▶ _GIVEN MATERIAL_:
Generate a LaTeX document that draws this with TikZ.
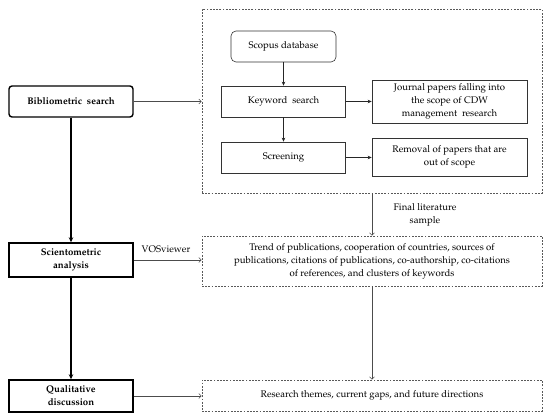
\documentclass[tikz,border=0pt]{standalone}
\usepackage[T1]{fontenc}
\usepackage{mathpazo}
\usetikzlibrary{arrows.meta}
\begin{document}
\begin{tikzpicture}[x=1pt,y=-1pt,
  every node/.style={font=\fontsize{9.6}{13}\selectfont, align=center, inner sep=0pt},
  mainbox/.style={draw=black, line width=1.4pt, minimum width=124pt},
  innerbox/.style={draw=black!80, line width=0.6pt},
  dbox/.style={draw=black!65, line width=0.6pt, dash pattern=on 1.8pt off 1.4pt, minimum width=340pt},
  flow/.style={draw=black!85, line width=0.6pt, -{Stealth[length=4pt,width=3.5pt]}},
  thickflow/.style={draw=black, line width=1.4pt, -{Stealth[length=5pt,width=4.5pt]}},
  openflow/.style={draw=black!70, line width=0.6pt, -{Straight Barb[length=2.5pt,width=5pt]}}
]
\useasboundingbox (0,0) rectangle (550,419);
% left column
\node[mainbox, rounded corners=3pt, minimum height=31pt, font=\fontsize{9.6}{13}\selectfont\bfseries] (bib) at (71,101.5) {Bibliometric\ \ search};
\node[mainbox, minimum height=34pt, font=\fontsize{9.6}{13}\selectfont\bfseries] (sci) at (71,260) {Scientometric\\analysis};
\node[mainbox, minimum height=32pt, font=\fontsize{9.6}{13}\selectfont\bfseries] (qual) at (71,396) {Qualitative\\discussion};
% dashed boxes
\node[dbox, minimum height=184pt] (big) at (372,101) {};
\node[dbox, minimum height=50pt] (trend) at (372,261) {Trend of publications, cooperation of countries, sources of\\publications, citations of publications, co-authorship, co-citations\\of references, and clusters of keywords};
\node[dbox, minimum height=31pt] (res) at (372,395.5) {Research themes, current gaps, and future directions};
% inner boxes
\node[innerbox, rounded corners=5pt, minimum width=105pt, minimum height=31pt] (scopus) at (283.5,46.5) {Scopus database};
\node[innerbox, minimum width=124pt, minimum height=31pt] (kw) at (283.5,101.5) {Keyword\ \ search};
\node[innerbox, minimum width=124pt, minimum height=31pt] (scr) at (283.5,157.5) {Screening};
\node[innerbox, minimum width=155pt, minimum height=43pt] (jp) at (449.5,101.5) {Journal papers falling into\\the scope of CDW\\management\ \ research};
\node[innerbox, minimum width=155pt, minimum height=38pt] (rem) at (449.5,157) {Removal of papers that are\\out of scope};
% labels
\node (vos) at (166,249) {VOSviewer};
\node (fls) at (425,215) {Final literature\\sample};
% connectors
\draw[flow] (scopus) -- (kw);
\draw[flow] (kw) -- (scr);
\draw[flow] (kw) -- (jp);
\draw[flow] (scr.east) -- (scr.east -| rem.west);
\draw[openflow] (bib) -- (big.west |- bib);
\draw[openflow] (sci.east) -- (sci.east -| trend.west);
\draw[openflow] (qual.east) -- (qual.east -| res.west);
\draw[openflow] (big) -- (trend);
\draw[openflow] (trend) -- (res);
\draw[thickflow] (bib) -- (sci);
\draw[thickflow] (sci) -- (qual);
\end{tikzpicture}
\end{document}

▶ _TASK DESCRIPTION_:
Print each line of the material above exactly, with the pictures removed from your copy.

▶ _RESPONSE FOR THIS EXERCISE_:
Generate a LaTeX document that draws this with TikZ.
\documentclass[tikz,border=0pt]{standalone}
\usepackage[T1]{fontenc}
\usepackage{mathpazo}
\usetikzlibrary{arrows.meta}
\begin{document}
\begin{tikzpicture}[x=1pt,y=-1pt,
  every node/.style={font=\fontsize{9.6}{13}\selectfont, align=center, inner sep=0pt},
  mainbox/.style={draw=black, line width=1.4pt, minimum width=124pt},
  innerbox/.style={draw=black!80, line width=0.6pt},
  dbox/.style={draw=black!65, line width=0.6pt, dash pattern=on 1.8pt off 1.4pt, minimum width=340pt},
  flow/.style={draw=black!85, line width=0.6pt, -{Stealth[length=4pt,width=3.5pt]}},
  thickflow/.style={draw=black, line width=1.4pt, -{Stealth[length=5pt,width=4.5pt]}},
  openflow/.style={draw=black!70, line width=0.6pt, -{Straight Barb[length=2.5pt,width=5pt]}}
]
\useasboundingbox (0,0) rectangle (550,419);
% left column
\node[mainbox, rounded corners=3pt, minimum height=31pt, font=\fontsize{9.6}{13}\selectfont\bfseries] (bib) at (71,101.5) {Bibliometric\ \ search};
\node[mainbox, minimum height=34pt, font=\fontsize{9.6}{13}\selectfont\bfseries] (sci) at (71,260) {Scientometric\\analysis};
\node[mainbox, minimum height=32pt, font=\fontsize{9.6}{13}\selectfont\bfseries] (qual) at (71,396) {Qualitative\\discussion};
% dashed boxes
\node[dbox, minimum height=184pt] (big) at (372,101) {};
\node[dbox, minimum height=50pt] (trend) at (372,261) {Trend of publications, cooperation of countries, sources of\\publications, citations of publications, co-authorship, co-citations\\of references, and clusters of keywords};
\node[dbox, minimum height=31pt] (res) at (372,395.5) {Research themes, current gaps, and future directions};
% inner boxes
\node[innerbox, rounded corners=5pt, minimum width=105pt, minimum height=31pt] (scopus) at (283.5,46.5) {Scopus database};
\node[innerbox, minimum width=124pt, minimum height=31pt] (kw) at (283.5,101.5) {Keyword\ \ search};
\node[innerbox, minimum width=124pt, minimum height=31pt] (scr) at (283.5,157.5) {Screening};
\node[innerbox, minimum width=155pt, minimum height=43pt] (jp) at (449.5,101.5) {Journal papers falling into\\the scope of CDW\\management\ \ research};
\node[innerbox, minimum width=155pt, minimum height=38pt] (rem) at (449.5,157) {Removal of papers that are\\out of scope};
% labels
\node (vos) at (166,249) {VOSviewer};
\node (fls) at (425,215) {Final literature\\sample};
% connectors
\draw[flow] (scopus) -- (kw);
\draw[flow] (kw) -- (scr);
\draw[flow] (kw) -- (jp);
\draw[flow] (scr.east) -- (scr.east -| rem.west);
\draw[openflow] (bib) -- (big.west |- bib);
\draw[openflow] (sci.east) -- (sci.east -| trend.west);
\draw[openflow] (qual.east) -- (qual.east -| res.west);
\draw[openflow] (big) -- (trend);
\draw[openflow] (trend) -- (res);
\draw[thickflow] (bib) -- (sci);
\draw[thickflow] (sci) -- (qual);
\end{tikzpicture}
\end{document}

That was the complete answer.